Randell Jesup jesup at cbmvax.cbm.commodore.com
Tue Jan 4 11:47:07 PST 1994


>One of the problems with ATA-1 is the unclear way that
>master/slave handshaking is described and how the results of this
>activity affect following operations.  This is really unfortunate
>since there are more pages of the ATA-1 document devoted to this
>topic than to any other part of the ATA interface.

	Hmmm, from your description, it looks like I was still interpreting
it incorrectly.  Probably the fact that I'm coming at the problem from a
non-clone point of view is part of the problem.  There are a lot of 
assumptions in the current spec about what you're familar with.

>Note that DRDY is a DRIVE status bit, not a controller status
>bit, and just because the controller is "not busy" does not imply
>anything about the "ready" status of a drive.
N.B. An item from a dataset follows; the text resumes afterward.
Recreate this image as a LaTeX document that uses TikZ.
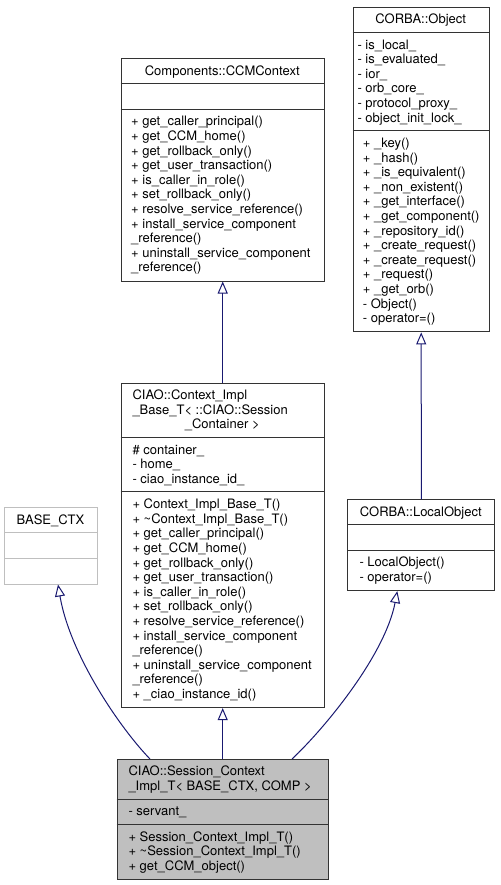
\documentclass[tikz,border=0pt]{standalone}
\usepackage{fontspec}
\setmainfont{TeX Gyre Heros}
\usetikzlibrary{arrows.meta}
\definecolor{edgeblue}{RGB}{25,25,112}
\definecolor{boxgray}{RGB}{191,191,191}
\newcommand{\memberfont}{\fontsize{13}{14.6}\selectfont}
\newcommand{\inheritarrow}{-{Triangle[open,length=12pt,width=10pt]}}

\begin{document}
\begin{tikzpicture}[x=1pt, y=-1pt,
    classbox/.style={draw=black!80, fill=white, line width=1pt, anchor=north west, inner sep=0pt},
    members/.style={anchor=north west, inner sep=0pt, align=left, font=\memberfont},
    classname/.style={anchor=north, inner sep=0pt, font=\memberfont},
    sepline/.style={draw=black!80, line width=1pt},
    edge/.style={draw=edgeblue, line width=1pt}]
    \useasboundingbox (0,0) rectangle (500,885);

    % Components::CCMContext
    \node[classbox, minimum width=203pt, minimum height=222.2pt] (ccmcontext) at (120.7,58.3) {};
    \draw[sepline] (120.7,83.7) -- (323.7,83.7);
    \draw[sepline] (120.7,109.1) -- (323.7,109.1);
    \node[classname] (ccmtitle) at (222.2,64.6) {\strut Components::CCMContext};
    \node[members] (ccmops) at (131,115.4) {\strut + get\_caller\_principal()\\
        + get\_CCM\_home()\\ + get\_rollback\_only()\\ + get\_user\_transaction()\\
        + is\_caller\_in\_role()\\ + set\_rollback\_only()\\ + resolve\_service\_reference()\\
        + install\_service\_component\\ \_reference()\\ + uninstall\_service\_component\\
        \_reference()};

    % CORBA::Object
    \node[classbox, minimum width=136pt, minimum height=324.4pt] (corbaobject) at (352.7,7) {};
    \draw[sepline] (352.7,32.4) -- (488.7,32.4);
    \draw[sepline] (352.7,130.8) -- (488.7,130.8);
    \node[classname] (objtitle) at (420.7,13.3) {\strut CORBA::Object};
    \node[members] (objattrs) at (357.3,38.7) {\strut - is\_local\_\\ - is\_evaluated\_\\
        - ior\_\\ - orb\_core\_\\ - protocol\_proxy\_\\ - object\_init\_lock\_};
    \node[members] (objops) at (362.7,137.1) {\strut + \_key()\\ + \_hash()\\
        + \_is\_equivalent()\\ + \_non\_existent()\\ + \_get\_interface()\\
        + \_get\_component()\\ + \_repository\_id()\\ + \_create\_request()\\
        + \_create\_request()\\ + \_request()\\ + \_get\_orb()\\ - Object()\\ - operator=()};

    % CIAO::Context_Impl_Base_T
    \node[classbox, minimum width=203pt, minimum height=324.4pt] (implbase) at (120.7,382.7) {};
    \draw[sepline] (120.7,437.3) -- (323.7,437.3);
    \draw[sepline] (120.7,491.9) -- (323.7,491.9);
    \node[members] (impltitle) at (132.3,389) {\strut CIAO::Context\_Impl\\ \_Base\_T< ::CIAO::Session};
    \node[classname] (impltitleend) at (222.2,418.2) {\strut \_Container >};
    \node[members] (implattrs) at (132.3,443.6) {\strut \# container\_\\ - home\_\\
        - ciao\_instance\_id\_};
    \node[members] (implops) at (132.3,498.2) {\strut + Context\_Impl\_Base\_T()\\
        + \textasciitilde Context\_Impl\_Base\_T()\\ + get\_caller\_principal()\\
        + get\_CCM\_home()\\ + get\_rollback\_only()\\ + get\_user\_transaction()\\
        + is\_caller\_in\_role()\\ + set\_rollback\_only()\\ + resolve\_service\_reference()\\
        + install\_service\_component\\ \_reference()\\ + uninstall\_service\_component\\
        \_reference()\\ + \_ciao\_instance\_id()};

    % CORBA::LocalObject
    \node[classbox, minimum width=147pt, minimum height=90.8pt] (localobject) at (347.3,499.3) {};
    \draw[sepline] (347.3,524.7) -- (494.3,524.7);
    \draw[sepline] (347.3,550.1) -- (494.3,550.1);
    \node[classname] (localtitle) at (420.8,505.6) {\strut CORBA::LocalObject};
    \node[members] (localops) at (359.3,556.4) {\strut - LocalObject()\\ - operator=()};

    % BASE_CTX
    \node[classbox, draw=boxgray, minimum width=92.4pt, minimum height=76.2pt] (basectx) at (4.3,507.3) {};
    \draw[sepline, draw=boxgray] (4.3,532.7) -- (96.7,532.7);
    \draw[sepline, draw=boxgray] (4.3,558.1) -- (96.7,558.1);
    \node[classname] (basetitle) at (50.5,513.6) {\strut BASE\_CTX};

    % CIAO::Session_Context_Impl_T
    \node[classbox, fill=boxgray, minimum width=211pt, minimum height=120pt] (session) at (116.7,759) {};
    \draw[sepline] (116.7,799) -- (327.7,799);
    \draw[sepline] (116.7,824.4) -- (327.7,824.4);
    \node[members] (sestitle) at (128.3,765.3) {\strut CIAO::Session\_Context\\
        \_Impl\_T< BASE\_CTX, COMP >};
    \node[members] (sesattrs) at (128.3,805.3) {\strut - servant\_};
    \node[members] (sesops) at (128.3,830.7) {\strut + Session\_Context\_Impl\_T()\\
        + \textasciitilde Session\_Context\_Impl\_T()\\ + get\_CCM\_object()};

    % inheritance
    \draw[edge, \inheritarrow] (implbase.north) -- (ccmcontext.south);
    \draw[edge, \inheritarrow] (localobject.north) -- (corbaobject.south);
    \draw[edge, \inheritarrow] (session.north) -- (implbase.south);
    \coordinate (sesleft) at (150,759);
    \coordinate (sesright) at (292,759);
    \draw[edge, \inheritarrow] (sesleft) .. controls (120,728) and (70,655) .. ([xshift=7pt]basectx.south);
    \draw[edge, \inheritarrow] (sesright) .. controls (325,728) and (385,655) .. ([xshift=-24pt]localobject.south);
\end{tikzpicture}
\end{document}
	Something that should have been in red flashing ink in the status
register description.

>Drive 0 sets BSY=1, does the master/slave handshake, which could
>take up to 31 seconds, and then drive 0 may set BSY=0.  Then
>drive 0 can complete spinup, etc, and set DRDY=1.  The ATA has no
>specification for when DRDY=1 should happen.  Please note that
>there is NO reference to the DRDY bit of the Status register in
>Annex A or B. What is in Annex A and B is the statement
>
>   "Drive 0 clears BSY when ready to accept commands (within 31
>   seconds)."
>
>I think a lot of people read this sentence as if it said
>
>   "Drive 0 clears BSY and sets DRDY when ready to accept
>   commands (within 31 seconds)."
>
>If people do interpret this sentence in this way, they are wrong.

	Like me.  The problem is that there's almost no description of
what BSY and DRDY _are_.  Most of the understanding of the signals comes from
inference from the diagrams.  For quite a while while developing the driver
I thought that !BSY and !DRDY was an incorrect condition, until I read the
index in detail.

>Also note the sentence marked by "->".  I would bet that a lot of
>people fail to "see" this sentence when they read Annex A!
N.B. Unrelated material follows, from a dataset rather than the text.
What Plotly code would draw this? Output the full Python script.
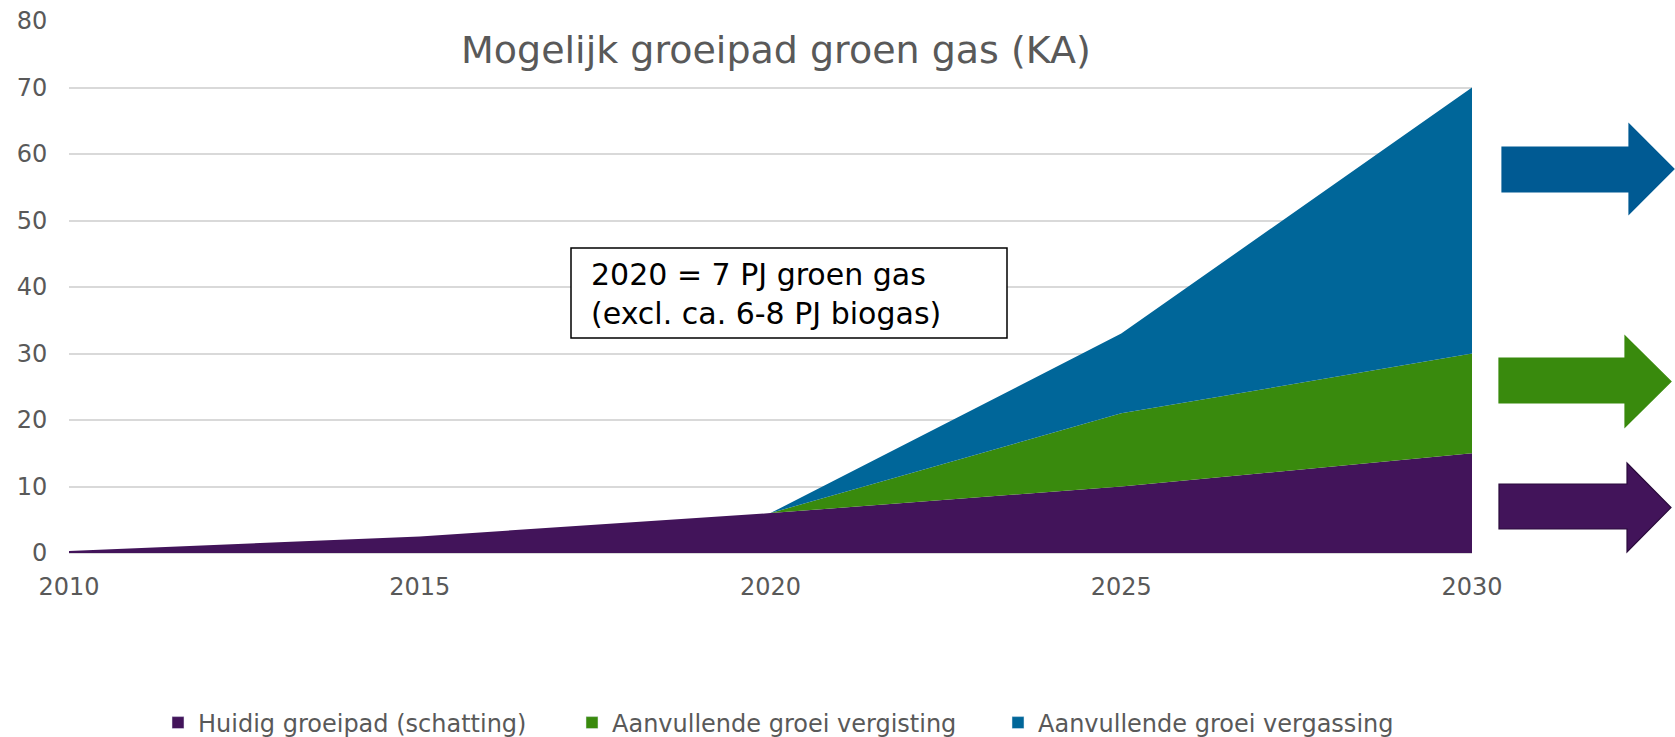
import plotly.graph_objects as go

# ---- data ----
years = [2010, 2015, 2020, 2025, 2030]
huidig = [0.3, 2.5, 6.0, 10.0, 15.0]          # Huidig groeipad (schatting)
vergisting = [0.0, 0.0, 0.0, 11.0, 15.0]      # Aanvullende groei vergisting
vergassing = [0.0, 0.0, 0.0, 12.0, 40.0]      # Aanvullende groei vergassing
series_names = ["Huidig groeipad (schatting)",
                "Aanvullende groei vergisting",
                "Aanvullende groei vergassing"]
y_ticks = list(range(0, 81, 10))
x_ticks = [2010, 2015, 2020, 2025, 2030]
title_text = "Mogelijk groeipad groen gas (KA)"
box_text = "2020 = 7 PJ groen gas<br>(excl. ca. 6-8 PJ biogas)"

# ---- styling ----
PURPLE = "#42145A"
GREEN = "#398A0D"
BLUE = "#006699"
BLUE_ARROW = "#005A93"
GRID = "#D9D9D9"
TXT = "#595959"
FONT = "DejaVu Sans"

W, H = 1675, 737
L, R, T, B = 69, 203, 21, 184
PW, PH = W - L - R, H - T - B


def px_x(px):
    return (px - L) / PW


def px_y(py):
    return (H - B - py) / PH


fig = go.Figure()
values = [huidig, vergisting, vergassing]
colors = [PURPLE, GREEN, BLUE]
legend_widths = [369, 381, 360]
for name, vals, col, lw in zip(series_names, values, colors, legend_widths):
    fig.add_trace(go.Scatter(
        x=years, y=vals, name=name, stackgroup="one", mode="lines",
        line=dict(width=0, color=col), fillcolor=col,
        legendgroup=name, showlegend=False,
    ))
    # legend-only square marker entry
    fig.add_trace(go.Bar(
        x=[None], y=[None], name=name, marker_color=col,
        legendgroup=name, showlegend=True, legendwidth=lw,
    ))

# arrows on the right (decorative)
def arrow_path(x0, xh, xt, by0, by1, hy0, hy1):
    ty = (hy0 + hy1) / 2
    pts = [(x0, by0), (xh, by0), (xh, hy0), (xt, ty), (xh, hy1), (xh, by1), (x0, by1)]
    return "M " + " L ".join(f"{px_x(a):.5f},{px_y(b):.5f}" for a, b in pts) + " Z"

arrows = [
    (arrow_path(1502, 1629, 1674, 147, 192, 124, 214), BLUE_ARROW, BLUE_ARROW),
    (arrow_path(1499, 1625, 1671, 358, 403, 336, 427), GREEN, GREEN),
    (arrow_path(1499, 1627, 1671, 484, 529, 463, 552), PURPLE, "#2A0B3C"),
]
shapes = []
for path, fc, lc in arrows:
    shapes.append(dict(type="path", xref="paper", yref="paper", path=path,
                       fillcolor=fc, line=dict(color=lc, width=1.2)))

# text box
shapes.append(dict(type="rect", xref="paper", yref="paper",
                   x0=px_x(571), x1=px_x(1007), y0=px_y(338), y1=px_y(248),
                   line=dict(color="black", width=1.5), fillcolor="white", layer="above"))

annotations = [
    dict(text=box_text, xref="paper", yref="paper", x=px_x(589), y=px_y(294),
         xanchor="left", yanchor="middle", align="left", showarrow=False,
         font=dict(family=FONT, size=30, color="black")),
    dict(text=title_text, xref="paper", yref="paper", x=px_x(776), y=px_y(50),
         xanchor="center", yanchor="middle", showarrow=False,
         font=dict(family=FONT, size=38, color=TXT)),
]

fig.update_layout(
    width=W, height=H,
    margin=dict(l=L, r=R, t=T, b=B, autoexpand=False),
    paper_bgcolor="white", plot_bgcolor="white",
    shapes=shapes, annotations=annotations,
    showlegend=True,
    legend=dict(orientation="h", x=px_x(158), y=px_y(723),
                xanchor="left", yanchor="middle",
                font=dict(family=FONT, size=24, color=TXT),
                itemclick=False, itemdoubleclick=False),
    xaxis=dict(range=[2010, 2030], tickvals=x_ticks, showgrid=False,
               zeroline=False, showline=False, ticks="outside", ticklen=12,
               tickcolor="rgba(0,0,0,0)",
               tickfont=dict(family=FONT, size=24, color=TXT)),
    yaxis=dict(range=[0, 80], tickvals=y_ticks, showgrid=True, gridcolor=GRID,
               gridwidth=2, zeroline=True, zerolinecolor=GRID, zerolinewidth=2,
               showline=False, ticks="outside", ticklen=16,
               tickcolor="rgba(0,0,0,0)",
               tickfont=dict(family=FONT, size=24, color=TXT)),
)

fig.write_html("out.html", config={"displayModeBar": False},
               post_script="document.body.style.margin='0';")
	I didn't.  What I did see was:

A.1.2.1  Drive 1
 ...
 - Drive 1 clears BSY when ready to accept commands. 
 - Drive 1 asserts PDIAG- to indicate that it is ready to accept commands 
   (within 30 seconds from RESET-). 
 ...

A.1.2.2  Drive 0 
 ...
 - Drive 0 waits up to 31 seconds for Drive 1 to assert PDIAG-. If PDIAG- is not 
   asserted, Drive 0 sets Bit 7=1 in the Error Register. 
 - Drive 0 clears BSY when ready to accept commands (within 31 seconds). 

	I read "ready to accept commands" as being the same as "sets DRDY".
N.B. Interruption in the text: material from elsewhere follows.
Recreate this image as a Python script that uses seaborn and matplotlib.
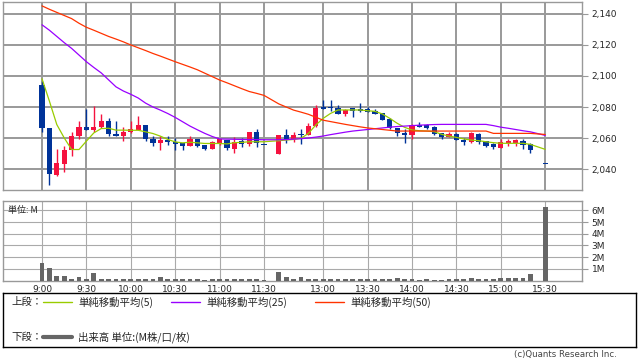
import numpy as np
import pandas as pd
import seaborn as sns
import matplotlib.pyplot as plt
from matplotlib.lines import Line2D

# bar slots (5 minute bars, 31 = lunch gap, 67 = empty before close)
slots = list(range(0, 31)) + list(range(32, 67)) + [68]

opens = [2094, 2066.3, 2036, 2043.1, 2052.4, 2061.6, 2067.4, 2065, 2066.8, 2071.3,
         2062.9, 2061.2, 2063.8, 2065.5, 2068.7, 2059.7, 2056.7, 2058.6, 2057.5, 2056.7,
         2054.8, 2059.1, 2055.4, 2053, 2056.7, 2058.7, 2053.1, 2058.3, 2056.2, 2063.9,
         2055.5,
         2049.5, 2061.9, 2059.1, 2062.2, 2061.7, 2067.7, 2079.8, 2079.5, 2079.1, 2075.5,
         2079.1, 2078.1, 2078.7, 2077.2, 2075.9, 2072.3, 2066.2, 2063.4, 2061.9, 2068.4,
         2068.4, 2067.3, 2063.4, 2060.9, 2062.6, 2058.9, 2057.6, 2062.6, 2057.8, 2056.3,
         2053.8, 2057, 2057, 2057.8, 2056.1,
         2043.2]
highs = [2097, 2066.5, 2053.2, 2055, 2063.8, 2070.7, 2078.4, 2080.5, 2075.8, 2072.8,
         2071.3, 2067.2, 2070.7, 2073.9, 2068.7, 2061.6, 2061.2, 2061.2, 2060.3, 2057,
         2061.6, 2059.7, 2055.4, 2058, 2059.5, 2059, 2060.4, 2059.8, 2064, 2065.8,
         2055.5,
         2062, 2065.6, 2063.9, 2065.6, 2069.9, 2081.3, 2084.5, 2084.5, 2081.3, 2078.5,
         2079.6, 2082.4, 2080.2, 2078.5, 2076.4, 2072.7, 2066.2, 2065.6, 2068.8, 2070.3,
         2069, 2067.7, 2063.4, 2063.9, 2063.4, 2060, 2063.9, 2063.4, 2058, 2057,
         2059.6, 2059.1, 2059.6, 2059.3, 2057,
         2043.2]
lows = [2063.8, 2029.6, 2035.5, 2038.2, 2048.3, 2059.5, 2065, 2064.2, 2066.4, 2061.2,
        2061.2, 2058.2, 2063.5, 2064.9, 2058.2, 2054.8, 2052.2, 2055.2, 2052.6, 2052.2,
        2054.8, 2054, 2052.2, 2053, 2055.2, 2052.3, 2050.1, 2054.4, 2054.8, 2054.4,
        2055.5,
        2049.5, 2056.6, 2057.2, 2055.9, 2061.7, 2067, 2078.5, 2077.6, 2075.5, 2074.2,
        2073.8, 2076.8, 2076.8, 2075.5, 2071.8, 2066, 2061.3, 2056.6, 2059.1, 2066.8,
        2066, 2062, 2059.6, 2060.6, 2058.5, 2055.3, 2057, 2056, 2054.4, 2052.9,
        2053.8, 2054.8, 2054.8, 2053.1, 2050.1,
        2043.2]
closes = [2066.3, 2036.7, 2044.2, 2052.6, 2061.6, 2066.8, 2065, 2066.8, 2071.3, 2062.5,
          2061.2, 2064.2, 2066.1, 2068.1, 2059.1, 2056.7, 2058.6, 2057.3, 2056, 2054.8,
          2059.5, 2054.8, 2053, 2057.3, 2059.1, 2053.4, 2057.2, 2056.2, 2063.9, 2056.6,
          2055.5,
          2061.9, 2059.6, 2062.2, 2061.7, 2067.7, 2079.6, 2078.9, 2079.1, 2075.5, 2078.1,
          2077.6, 2077.6, 2076.8, 2075.5, 2071.8, 2066.2, 2063, 2062.2, 2068.2, 2067.3,
          2066.4, 2062.6, 2060.9, 2062.8, 2058.7, 2057.6, 2063.2, 2057.4, 2055, 2054.4,
          2057.2, 2057.4, 2058.7, 2055.7, 2052.2,
          2043.2]

# volume in millions
volume = [1.46, 1.03, 0.37, 0.37, 0.17, 0.26, 0.17, 0.6, 0.17, 0.17,
          0.17, 0.17, 0.11, 0.17, 0.17, 0.17, 0.26, 0.09, 0.09, 0.09,
          0.17, 0.09, 0.06, 0.09, 0.09, 0.17, 0.17, 0.09, 0.09, 0.17,
          0.02,
          0.69, 0.29, 0.11, 0.26, 0.11, 0.17, 0.09, 0.09, 0.09, 0.09,
          0.09, 0.09, 0.09, 0.09, 0.09, 0.09, 0.2, 0.09, 0.09, 0.06,
          0.09, 0.06, 0.06, 0.09, 0.09, 0.09, 0.2, 0.09, 0.09, 0.09,
          0.2, 0.2, 0.2, 0.2, 0.54,
          6.25]

# moving averages
ma5 = [2098.2, 2083.8, 2068.7, 2060.1, 2052.6, 2052.6, 2058, 2063.3, 2066.1, 2066.3,
       2065.1, 2065.1, 2065, 2065, 2064, 2062.9, 2061.2, 2059.1, 2057.5, 2056.9,
       2057.3, 2056.9, 2056.5, 2056.5, 2056.5, 2056.2, 2057, 2057.2, 2057.6, 2057.6,
       2057.6,
       2058.3, 2058.7, 2059.1, 2059.8, 2063, 2068.4, 2072.7, 2075.9, 2078.1, 2078.1,
       2078.1, 2078.1, 2077.6, 2077.2, 2075.5, 2072.7, 2069.5, 2066.9, 2065.2, 2064.7,
       2064.5, 2064.1, 2062.4, 2061.3, 2060.4, 2059.4, 2058.7, 2058.3, 2057.6, 2057,
       2056.6, 2056.6, 2056.6, 2056.6, 2055.9,
       2052.7]
ma25 = [2133, 2129.5, 2125.5, 2121.5, 2117.8, 2113.5, 2109.2, 2105.5, 2102, 2097.5,
        2093, 2090.3, 2088.2, 2085.8, 2082.5, 2080, 2078, 2075.8, 2073.3, 2070.5,
        2067.7, 2065.3, 2063, 2061, 2059.4, 2059.3, 2059.2, 2059.1, 2059, 2059,
        2058.9,
        2058.9, 2059, 2059.3, 2059.6, 2060, 2060.6, 2061.3, 2062.2, 2063, 2063.8,
        2064.5, 2065, 2065.5, 2066, 2066.5, 2067, 2067.4, 2067.7, 2068, 2068.3,
        2068.5, 2068.7, 2068.8, 2068.8, 2068.8, 2068.8, 2068.8, 2068.8, 2068.8, 2068,
        2067, 2066.3, 2065.5, 2064.7, 2064,
        2061.7]
ma50 = [2145.2, 2143, 2141, 2139, 2137, 2134, 2131.4, 2129.5, 2127.5, 2125.5,
        2123.8, 2122, 2120, 2118.2, 2116.4, 2114.5, 2112.8, 2111, 2109.2, 2107.5,
        2105.8, 2104, 2101.8, 2099.6, 2097.4, 2095.6, 2093.7, 2091.8, 2090, 2088.8,
        2087.5,
        2082, 2080, 2078, 2076.7, 2075.3, 2073.4, 2071.5, 2070.6, 2069.7, 2068.8,
        2068, 2067.2, 2066.5, 2066, 2065.5, 2065, 2064.5, 2064.5, 2064.5, 2064.5,
        2064.5, 2064.5, 2064.5, 2064.5, 2064.5, 2064.5, 2064.5, 2064.5, 2064.5, 2063,
        2063, 2063, 2063, 2063, 2063,
        2062.3]

time_slots = [0, 6, 12, 18, 24, 30, 38, 44, 50, 56, 62, 68]
time_labels = ['9:00', '9:30', '10:00', '10:30', '11:00', '11:30',
               '13:00', '13:30', '14:00', '14:30', '15:00', '15:30']
price_ticks = [2040, 2060, 2080, 2100, 2120, 2140]
vol_ticks = [1, 2, 3, 4, 5, 6]

UP = '#f5123f'
DOWN = '#003399'
GRID = '#999999'
JP = ['Noto Sans CJK JP', 'DejaVu Sans']

sns.set_style('white')
plt.rcParams['font.family'] = ['DejaVu Sans', 'Noto Sans CJK JP']

df = pd.DataFrame({'slot': slots, 'open': opens, 'high': highs, 'low': lows,
                   'close': closes, 'vol': volume,
                   'ma5': ma5, 'ma25': ma25, 'ma50': ma50})

fig = plt.figure(figsize=(6.38, 3.62), dpi=100)
W, H = 638.0, 362.0
ax1 = fig.add_axes([3 / W, 1 - 190 / H, 579 / W, 188 / H])
ax2 = fig.add_axes([3 / W, 1 - 280.5 / H, 579 / W, 79.5 / H])

# --- candles
for _, r in df.iterrows():
    col = UP if r['close'] > r['open'] else DOWN
    ax1.vlines(r['slot'], r['low'], r['high'], color=col, lw=1, zorder=3)
    body = max(abs(r['close'] - r['open']), 0.8)
    ax1.bar(r['slot'], body, bottom=min(r['open'], r['close']), width=0.72,
            color=col, linewidth=0, zorder=4)

# --- moving averages
sns.lineplot(data=df, x='slot', y='ma5', color='#99cc00', linewidth=0.9, ax=ax1, zorder=5)
sns.lineplot(data=df, x='slot', y='ma25', color='#9900ff', linewidth=0.9, ax=ax1, zorder=5)
sns.lineplot(data=df, x='slot', y='ma50', color='#ff3300', linewidth=0.9, ax=ax1, zorder=5)

# --- volume
ax2.bar(df['slot'], df['vol'], width=0.63, color='#666666', linewidth=0, zorder=3)

for ax in (ax1, ax2):
    ax.set_xlim(-5.27, 72.97)
    ax.set_xticks(time_slots)
    ax.set_xlabel('')
    ax.set_ylabel('')
    ax.set_axisbelow(True)
    ax.yaxis.tick_right()
    ax.tick_params(axis='y', length=4, color=GRID, labelsize=6.5, pad=3)
    ax.tick_params(axis='x', length=0, labelsize=6.5, pad=3)
    for sp in ax.spines.values():
        sp.set_color(GRID)
        sp.set_linewidth(1)

ax1.set_ylim(2026.5, 2147.7)
ax1.set_yticks(price_ticks)
ax1.set_yticklabels([f'{v:,}' for v in price_ticks])
ax1.set_xticklabels([])
ax1.grid(True, color=GRID, lw=1.4)

ax2.set_ylim(0, 6.8)
ax2.set_yticks(vol_ticks)
ax2.set_yticklabels([f'{v}M' for v in vol_ticks])
ax2.set_xticklabels(time_labels)
ax2.grid(True, color='#aaaaaa', lw=0.8)
ax2.text(0.008, 0.94, '単位: M', transform=ax2.transAxes, ha='left', va='top',
         fontsize=6.5, family=JP)

# --- legend box
lg = fig.add_axes([3 / W, 1 - 347 / H, 633 / W, 54 / H])
lg.set_xlim(3, 636)
lg.set_ylim(347, 293)
lg.set_xticks([])
lg.set_yticks([])
for sp in lg.spines.values():
    sp.set_color('black')
    sp.set_linewidth(1)

row1, row2 = 302, 337
lg.text(11, row1, '上段：', fontsize=7.5, family=JP, va='center')
lg.text(11, row2, '下段：', fontsize=7.5, family=JP, va='center')
entries = [(43, '#99cc00', '単純移動平均(5)'),
           (171, '#9900ff', '単純移動平均(25)'),
           (315, '#ff3300', '単純移動平均(50)')]
for x0, c, label in entries:
    lg.add_line(Line2D([x0, x0 + 29], [row1, row1], color=c, lw=1))
    lg.text(x0 + 35, row1, label, fontsize=7.5, family=JP, va='center')
lg.add_line(Line2D([43, 72], [row2, row2], color='#666666', lw=3))
lg.text(78, row2, '出来高 単位:(M株/口/枚)', fontsize=7.5, family=JP, va='center')

fig.text(617 / W, 1 - 355 / H, '(c)Quants Research Inc.', ha='right', va='center',
         fontsize=6.2, color='#444444')

fig.savefig('out.png', dpi=100)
>--- And now, one final comment ---
>
>If I could change the way host software is designed, I would do
>the following (and I would definitely do this in a notebook
>computer if there was no possibility that a second drive could be
>added to the computer's ATA host adapter):
>
>Support only one drive per ATA host adapter with that drive
>configured as slave (drive 1).  This would be great...  No
>master/slave handshaking to worry about...  No multi-vendor
>compatibility problems...  No problems with a Drive 0 that
>"hangs" waiting for a Drive 1 to do something...  No problems
>with a Drive 0 that thinks there is no Drive 1 when there really
>is a Drive 1...  No problems with a Drive 0 that thinks there is
>a Drive 1 when there really is no Drive 1...
>
>Ahhh...  Life would be wonderful!  But then there is nothing more
>difficult in the entire universe than getting software people to
>change the way they do things.

	My biggest beefs with the whole ATA spec are that:

a) It's tricky to determine if there's drive attached. 	 (We had to add
   pullups to DRDY and BSY, and use a status of DRDY|BSY to indicate that
   no drives are attached at all.)
b) Since there's no difference between no slave drive (status = 0x00) and a
   slave drive that has asserted PDIAG but has not asserted DRDY (status =
   0x00) there's no way to determine if a slave drive is attached.
c) There's no bloody "I'm generating the interrupt" bit (we have to add
   hardware around the interface to create such a bit in order to use ATA
   drives in a shared interrupt environment).
d) Commands and bits that are mentioned but their use is never defined (the
   removable media support, for example).
e) The lack of interoperability between manufacturers.
f) Lack of testing to the spec (all the drives that fail on 256 sector
   transfers, for example).
(The last few are problems with the manufacturers, not with the spec.)

	Not all our machines have any battery-backed ram.  How long should
they wait to see if there's a drive 1?  Even for those that do have battery-
backed ram, we always prefer to automatically configure - adding/removing
drives should be simple (see current Apple ads for an example, admittedly
overblown).

	I always knew there was a reason I disliked ad-hoc standards...
Even if they get made into "real" standards, they still retain all sorts
of funny limitations and quirks to make ones life miserable, especially if you
try to use them outside their original application.

	Oh well.  Thanks for the clarification, Hale.  Please tell Will
Paduano (sp?), Dick Edwards, etc that I'm sorry I was wrong on this one
(though perhaps it helped point out how easy it was to misread the spec -
they agreed with me when I said the spec required drive 1 to be ready before
asserting PDIAG).

--
GNU Emacs is a LISP operating system disguised as a word processor.
 - Doug Mohney, in comp.arch

Randell Jesup, Jack-of-quite-a-few-trades, Commodore Engineering.
jesup at cbmvax.commodore.com or rutgers!cbmvax!jesup	BIX: rjesup  
Disclaimer: Nothing I say is anything other than my personal opinion.